I believe there is a window, however, for use of freshly milled flour, before it should be allowed to age.  Peter Reinhart discussed that in an interview that Pamela had linked, but I don't recall the time frame.

All flours contain wild yeast, but the stuff that's been bleached and bromated probably has had a lot of it killed off by the chemicals.  I use the cheapest unbleached bread flour I can find to refresh my SD culture, and it does just fine.  


matt.hobbs's picture
matt.hobbs

Hi LindyD,


Thanks for your reply, the flour is Shipton Mills organic flour, White, spelt and rye. It was left in a bakery after it closed down, We're now re-opening the bakery and have appox 500Kg of flour left here to use. Its about 18 months after its best before date. I've spoken to environmental health and they said technically we can use it as its only a best before date and not a use by date, but we were wondering if it would effect the final product. We have done some test baking with it and the bread doesnt appear to be proving/rising anywhere near the amount it should, When compared to some cheep flour from tesco. Also we can't get the right depth of flavour from the fermented bread ie sour doughs etc...

noonesperfect's picture
noonesperfect

From my personal experience, I would say that the age of the flour can absolutely affect the taste and performance.


While visiting family during the holidays, I was asked to provide the bread for the meals.  I started by using what was in my mother's pantry, which was 3 or 4 year-old unbleached all-purpose flour.  I got no rise to speak of, the crust was a horrible color, and I ended up throwing out the bread because of the nasty taste.  I followed the same recipe using fresh-bought flour, and the results were "normal", exactly what I was used to seeing, and bread that I was pleased to serve my family.

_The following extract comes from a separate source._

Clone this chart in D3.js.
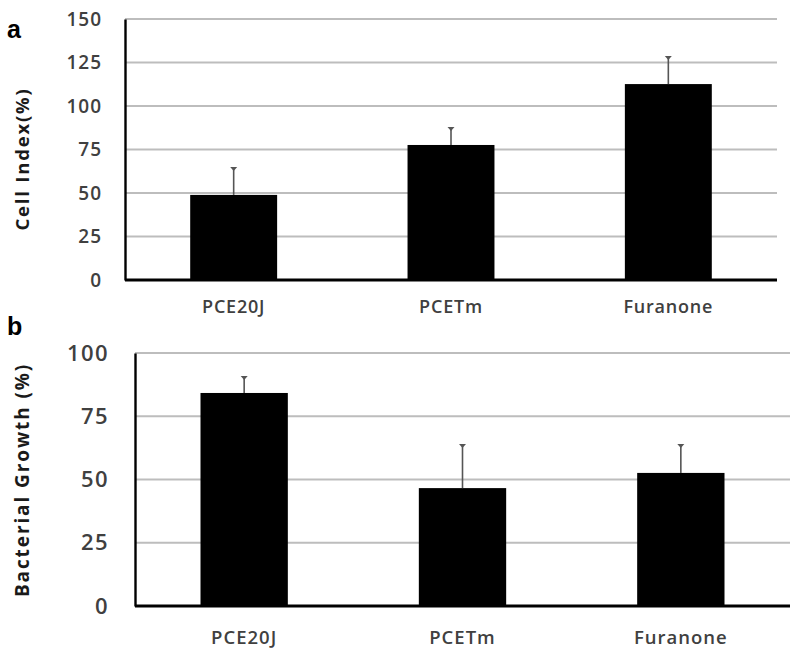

What result do you see if you increase the proofing time to get the rise you are expecting?  There should be more depth of flavor from the longer rise, and it would be a shame to have to toss out all that flour.


 


brad

matt.hobbs's picture
matt.hobbs

Hi Brad,


Even leaving the bread to prove for 3 or 4 times longer than normal we're still not getting a good rise on it. We've even tried using the prover in the bakery without much sucess. I think we are going to have to throw it out the way things are looking at the moment.

Debra Wink's picture
Debra Wink

The enzymes in the flour break down over time, I think. Anyway, diastatic malt powder seems to have a limited shelf life, so why not the natural enzymes and/or malted barley added to flours? These are what turn the starches into sugars that fuel the long rises. Before giving up on the flour, try adding a little diastatic malt powder and see what happens.


dw

althetrainer's picture
althetrainer

Debra, what if I use malt powder in regular 100% whole wheat flour that is still fresh?  Will that over proof the dough too quickly?  I am always curious about malt powder but have never used it. 

Debra Wink's picture
Debra Wink

It's been a while, but I did experiment with it in my desem breads, and it did help the dough to rise in the proofing. Without some honey or diastatic malt added, I found that the leavening pooped out early. But, I also learned that long fermentations aren't particularly a good fit for 100% whole wheat sourdough, so now I try to work within a shorter time frame. I don't think my dough ever proofed what I would consider to be too quickly, but I think too much malt makes dough sticky and probably has a negative effect on dough rheology. A little may be good; a lot is not.

LindyD's picture
LindyD

Matt, I checked out the Shipton Mills website and it appears their flours are unenriched and unmalted.


It may not be the age of the flour causing the poor performance, but the lack of malt.  That certainly was my experience when I was sold an organic flour and not advised it was unenriched and  unmalted.


Hopefully adding diastatic malt will solve your issues with that flour.